Street Art
The COVID-19 pandemic intensified a growing feeling of powerlessness. While my online project lokalein.kaufen focused on the vulnerabilities of local economies and digital infrastructures, I was searching for something more immediate – something offline.
I discovered street art as a new way to reclaim public space, express frustration and participate in collective discourse through small interventions.
In 2020, I created my first meme sticker: “Amazon? Nein danke” [Amazon? No Thanks], inspired by the iconic anti-nuclear slogan “Atomkraft? Nej Tak”. It is my response to the growing dominance of global platforms over local economies. What started as @amazonneindanke evolved into @leidernein [unfortunately no], a collection of fragmented thoughts turned into spontaneous public commentary, and into @cortexmonkey, an exploration of character-based visual language.
As a digital native, I grew up within online communities and meme culture.
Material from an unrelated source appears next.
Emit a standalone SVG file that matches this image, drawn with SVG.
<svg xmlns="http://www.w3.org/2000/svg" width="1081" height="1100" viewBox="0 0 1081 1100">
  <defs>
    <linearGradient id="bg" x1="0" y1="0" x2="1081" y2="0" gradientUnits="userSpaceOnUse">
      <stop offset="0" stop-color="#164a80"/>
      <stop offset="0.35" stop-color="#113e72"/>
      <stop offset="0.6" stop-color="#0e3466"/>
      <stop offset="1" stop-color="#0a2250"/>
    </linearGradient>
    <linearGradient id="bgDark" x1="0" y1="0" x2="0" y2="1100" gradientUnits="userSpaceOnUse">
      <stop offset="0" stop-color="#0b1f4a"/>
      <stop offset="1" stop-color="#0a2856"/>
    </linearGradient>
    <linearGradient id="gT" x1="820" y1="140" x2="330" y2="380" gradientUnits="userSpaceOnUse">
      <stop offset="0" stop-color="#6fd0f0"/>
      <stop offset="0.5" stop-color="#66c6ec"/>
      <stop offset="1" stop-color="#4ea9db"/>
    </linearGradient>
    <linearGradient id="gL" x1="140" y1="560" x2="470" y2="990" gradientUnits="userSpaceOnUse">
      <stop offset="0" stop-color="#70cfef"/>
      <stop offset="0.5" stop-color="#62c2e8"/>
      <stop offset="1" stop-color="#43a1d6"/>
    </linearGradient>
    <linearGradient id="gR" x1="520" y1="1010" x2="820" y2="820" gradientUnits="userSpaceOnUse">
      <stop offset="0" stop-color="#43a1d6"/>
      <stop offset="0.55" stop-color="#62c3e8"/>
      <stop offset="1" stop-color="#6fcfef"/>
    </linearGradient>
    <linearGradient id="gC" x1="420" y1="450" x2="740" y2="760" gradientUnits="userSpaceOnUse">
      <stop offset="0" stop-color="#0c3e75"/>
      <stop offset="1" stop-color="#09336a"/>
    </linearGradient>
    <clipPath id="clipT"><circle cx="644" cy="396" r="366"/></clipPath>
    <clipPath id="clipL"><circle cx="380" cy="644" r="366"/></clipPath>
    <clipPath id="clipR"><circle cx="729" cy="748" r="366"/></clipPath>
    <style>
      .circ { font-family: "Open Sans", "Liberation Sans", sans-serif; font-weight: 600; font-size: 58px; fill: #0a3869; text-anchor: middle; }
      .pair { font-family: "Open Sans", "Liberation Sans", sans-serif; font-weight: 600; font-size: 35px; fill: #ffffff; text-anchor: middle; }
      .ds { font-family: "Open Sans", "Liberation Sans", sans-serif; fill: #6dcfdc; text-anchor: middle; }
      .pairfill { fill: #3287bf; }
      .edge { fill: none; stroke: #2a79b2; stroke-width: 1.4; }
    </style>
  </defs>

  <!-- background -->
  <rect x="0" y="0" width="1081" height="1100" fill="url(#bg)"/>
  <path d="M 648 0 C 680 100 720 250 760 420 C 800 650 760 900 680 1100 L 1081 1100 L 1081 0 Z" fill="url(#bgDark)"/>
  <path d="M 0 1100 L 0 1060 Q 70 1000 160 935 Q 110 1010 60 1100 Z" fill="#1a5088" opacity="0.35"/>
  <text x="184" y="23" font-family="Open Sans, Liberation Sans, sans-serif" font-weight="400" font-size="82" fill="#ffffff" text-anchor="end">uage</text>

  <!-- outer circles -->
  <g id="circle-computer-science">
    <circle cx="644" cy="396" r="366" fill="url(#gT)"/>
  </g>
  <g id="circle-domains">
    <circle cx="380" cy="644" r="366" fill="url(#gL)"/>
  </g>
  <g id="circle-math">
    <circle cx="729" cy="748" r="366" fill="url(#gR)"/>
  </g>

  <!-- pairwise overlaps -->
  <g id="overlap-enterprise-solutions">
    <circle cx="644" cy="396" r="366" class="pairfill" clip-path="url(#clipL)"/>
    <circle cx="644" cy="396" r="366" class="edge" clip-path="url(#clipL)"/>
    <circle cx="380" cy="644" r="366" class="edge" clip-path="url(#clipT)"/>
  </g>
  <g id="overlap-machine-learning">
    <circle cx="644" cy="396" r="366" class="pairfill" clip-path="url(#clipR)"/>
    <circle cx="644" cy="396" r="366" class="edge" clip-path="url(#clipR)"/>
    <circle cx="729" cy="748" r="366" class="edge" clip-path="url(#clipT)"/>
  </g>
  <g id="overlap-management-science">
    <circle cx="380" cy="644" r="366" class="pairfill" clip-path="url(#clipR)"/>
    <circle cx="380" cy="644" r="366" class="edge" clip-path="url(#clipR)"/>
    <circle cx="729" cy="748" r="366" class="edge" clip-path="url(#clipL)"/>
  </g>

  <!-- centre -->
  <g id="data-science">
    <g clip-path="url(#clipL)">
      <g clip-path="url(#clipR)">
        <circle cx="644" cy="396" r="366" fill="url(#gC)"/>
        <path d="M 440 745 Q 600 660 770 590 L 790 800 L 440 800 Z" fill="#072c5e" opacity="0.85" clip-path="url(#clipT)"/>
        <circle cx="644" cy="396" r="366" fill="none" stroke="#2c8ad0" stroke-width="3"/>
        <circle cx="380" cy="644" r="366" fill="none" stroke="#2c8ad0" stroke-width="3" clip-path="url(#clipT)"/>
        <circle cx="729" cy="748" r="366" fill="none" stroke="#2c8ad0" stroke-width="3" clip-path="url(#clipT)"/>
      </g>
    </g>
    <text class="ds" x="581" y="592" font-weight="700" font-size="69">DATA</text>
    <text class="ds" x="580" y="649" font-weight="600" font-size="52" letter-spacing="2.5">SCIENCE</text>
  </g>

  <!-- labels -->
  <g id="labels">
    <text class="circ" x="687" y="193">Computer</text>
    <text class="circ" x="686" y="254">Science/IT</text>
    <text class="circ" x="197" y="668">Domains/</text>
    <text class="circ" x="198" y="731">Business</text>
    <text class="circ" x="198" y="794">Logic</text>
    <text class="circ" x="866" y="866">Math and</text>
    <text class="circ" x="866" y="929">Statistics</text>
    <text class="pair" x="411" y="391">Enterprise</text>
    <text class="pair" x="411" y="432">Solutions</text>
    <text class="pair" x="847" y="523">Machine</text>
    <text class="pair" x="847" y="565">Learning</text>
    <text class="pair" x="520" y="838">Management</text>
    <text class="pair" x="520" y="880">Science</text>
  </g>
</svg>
In 2016, together with Frieder Nake, we explored memes as semiotic and iterative signs in the performance “Memes and Art and Digital Media”. Memes function as compact, reproducible units of meaning that evolve through circulation and reinterpretation. My stickers operate in a similar way: Reproducible, participatory and designed to provoke thought in physical space.
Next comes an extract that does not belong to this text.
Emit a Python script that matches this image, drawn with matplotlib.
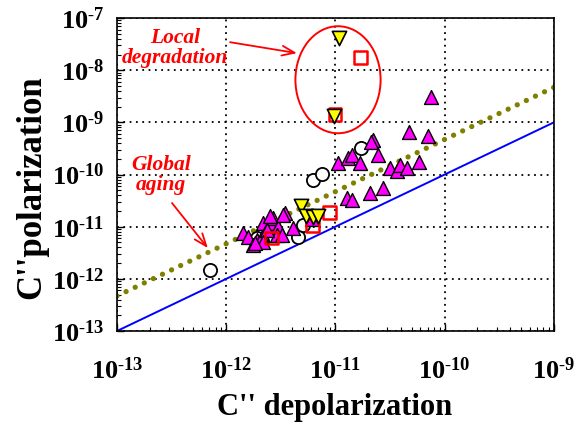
import numpy as np
import matplotlib
matplotlib.use("Agg")
import matplotlib.pyplot as plt
from matplotlib.patches import Ellipse
from matplotlib.ticker import FuncFormatter, LogLocator, NullFormatter

plt.rcParams['font.family'] = ['Liberation Serif', 'DejaVu Serif']
plt.rcParams['mathtext.fontset'] = 'custom'
plt.rcParams['mathtext.rm'] = 'Liberation Serif'
plt.rcParams['mathtext.bf'] = 'Liberation Serif:bold'

# magenta up-triangles
tri_x = [7.46e-11, 4.7e-11, 7.0e-11, 2.2e-11, 2.1e-11, 1.05e-11, 1.3e-11, 1.41e-11,
         1.67e-11, 2.44e-11, 3.15e-11, 3.65e-11, 3.88e-11, 4.5e-11, 5.8e-11, 2.07e-11,
         2.72e-11, 1.27e-11, 1.41e-11, 3.44e-12, 4.07e-12, 6.1e-12, 1.42e-12, 1.58e-12,
         1.75e-12, 1.91e-12, 2.12e-12, 2.17e-12, 2.51e-12, 2.67e-12, 2.97e-12, 2.91e-12,
         3.3e-12, 2.36e-12, 2.17e-12, 1.83e-12, 2.51e-12, 3.24e-12]
tri_y = [3.04e-9, 6.5e-10, 5.45e-10, 4.6e-10, 4.2e-10, 1.65e-10, 2.06e-10, 2.36e-10,
         1.65e-10, 2.36e-10, 1.33e-10, 1.16e-10, 1.51e-10, 1.33e-10, 1.73e-10, 4.4e-11,
         5.5e-11, 3.5e-11, 3.24e-11, 1.82e-11, 9.4e-12, 1.4e-11, 7.5e-12, 6.3e-12,
         4.45e-12, 5.5e-12, 6.3e-12, 1.17e-11, 1.17e-11, 1.46e-11, 9.8e-12, 6.9e-12,
         1.67e-11, 8.6e-12, 5.1e-12, 4.85e-12, 1.6e-11, 6.9e-12]

# black open circles
circ_x = [7.1e-13, 4.5e-12, 5.0e-12, 6.2e-12, 7.5e-12, 1.71e-11, 2.12e-12, 1.91e-12]
circ_y = [1.47e-12, 6.3e-12, 1.07e-11, 7.8e-11, 1.02e-10, 3.2e-10, 5.3e-12, 6.05e-12]

# red open squares
sq_x = [1.71e-11, 9.9e-12, 8.9e-12, 6.2e-12, 2.62e-12]
sq_y = [1.77e-8, 1.44e-9, 1.9e-11, 1.07e-11, 6.05e-12]

# yellow down-triangles
dn_x = [1.07e-11, 9.7e-12, 4.8e-12, 5.4e-12, 6.2e-12, 7.0e-12]
dn_y = [4.1e-8, 1.31e-9, 2.48e-11, 1.6e-11, 1.53e-11, 1.6e-11]

# reference lines
line_x = [1e-13, 1e-9]
unity_y = [1e-13, 1e-9]
trend_y = [4.7e-13, 4.7e-9]

fig = plt.figure(figsize=(5.84, 4.24), dpi=100)
ax = fig.add_axes([0.2003, 0.2193, 0.748, 0.738])
ax.set_xscale('log')
ax.set_yscale('log')
ax.set_xlim(1e-13, 1e-9)
ax.set_ylim(1e-13, 1e-7)

ax.grid(True, which='major', color='black', linestyle=(0, (1, 2.5)), linewidth=1.3)

ax.plot(line_x, unity_y, color='#0000ff', lw=1.4, zorder=2)
ax.plot(line_x, trend_y, color='#808000', lw=3.8, linestyle=(0, (0.01, 1.9)),
        dash_capstyle='round', zorder=2)

ax.scatter(circ_x, circ_y, s=90, marker='o', facecolor='white', edgecolor='black',
           linewidths=1.3, zorder=3)
ax.scatter(tri_x, tri_y, s=100, marker='^', facecolor='#ff00ff', edgecolor='black',
           linewidths=1.0, zorder=4)
ax.scatter(sq_x, sq_y, s=85, marker='s', facecolor='none', edgecolor='#ff0000',
           linewidths=1.8, zorder=5)
ax.scatter(dn_x, dn_y, s=105, marker='v', facecolor='#ffff00', edgecolor='black',
           linewidths=1.2, zorder=6)

ell = Ellipse((0.506, 0.803), 0.195, 0.342, transform=ax.transAxes,
              fill=False, edgecolor='#ff0000', lw=1.4, zorder=7)
ax.add_patch(ell)

txt_kw = dict(color='#ff0000', fontsize=15.5, fontweight='bold', fontstyle='italic',
              ha='center', va='center', linespacing=1.0)
ax.text(0.133, 0.905, 'Local\ndegradation', transform=ax.transAxes, **txt_kw)
ax.text(0.101, 0.498, 'Global\naging', transform=ax.transAxes, **txt_kw)
arr = dict(arrowstyle='->,head_length=0.9,head_width=0.35', color='#ff0000', lw=1.3,
           shrinkA=0, shrinkB=0)
ax.annotate('', xy=(0.412, 0.888), xytext=(0.259, 0.923), xycoords='axes fraction',
            textcoords='axes fraction', arrowprops=arr)
ax.annotate('', xy=(0.208, 0.265), xytext=(0.126, 0.409), xycoords='axes fraction',
            textcoords='axes fraction', arrowprops=arr)

fmt = FuncFormatter(lambda v, p: r'$\mathbf{10^{\text{-}%d}}$' % abs(int(round(np.log10(v)))))
ax.xaxis.set_major_locator(LogLocator(base=10, numticks=10))
ax.yaxis.set_major_locator(LogLocator(base=10, numticks=10))
ax.xaxis.set_minor_locator(LogLocator(base=10, subs=np.arange(2, 10), numticks=20))
ax.yaxis.set_minor_locator(LogLocator(base=10, subs=np.arange(2, 10), numticks=20))
ax.xaxis.set_major_formatter(fmt)
ax.yaxis.set_major_formatter(fmt)
ax.xaxis.set_minor_formatter(NullFormatter())
ax.yaxis.set_minor_formatter(NullFormatter())
ax.tick_params(which='both', direction='in', top=False, right=False, labelsize=19)
ax.tick_params(which='major', length=5, width=1)
ax.tick_params(which='minor', length=3, width=0.8)
ax.tick_params(axis='x', pad=19)
ax.tick_params(axis='y', pad=9)
for s in ax.spines.values():
    s.set_linewidth(1.2)

ax.set_xlabel("C'' depolarization", fontsize=22, fontweight='bold', va='center')
ax.set_ylabel("C''polarization", fontsize=25, fontweight='bold', va='center')
ax.xaxis.set_label_coords(0.499, -0.243)
ax.yaxis.set_label_coords(-0.195, 0.46)

fig.savefig('out.png', dpi=100)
Over time, my perception of street art shifted from seeing it as public destruction to understanding it as a form of distributed communication within shared urban environments.
My interventions are temporary contributions to this process – small visual acts that can subtly shift attention and perception.
I approach the city as a dynamic communication field where meaning is continuously produced, transformed and overwritten.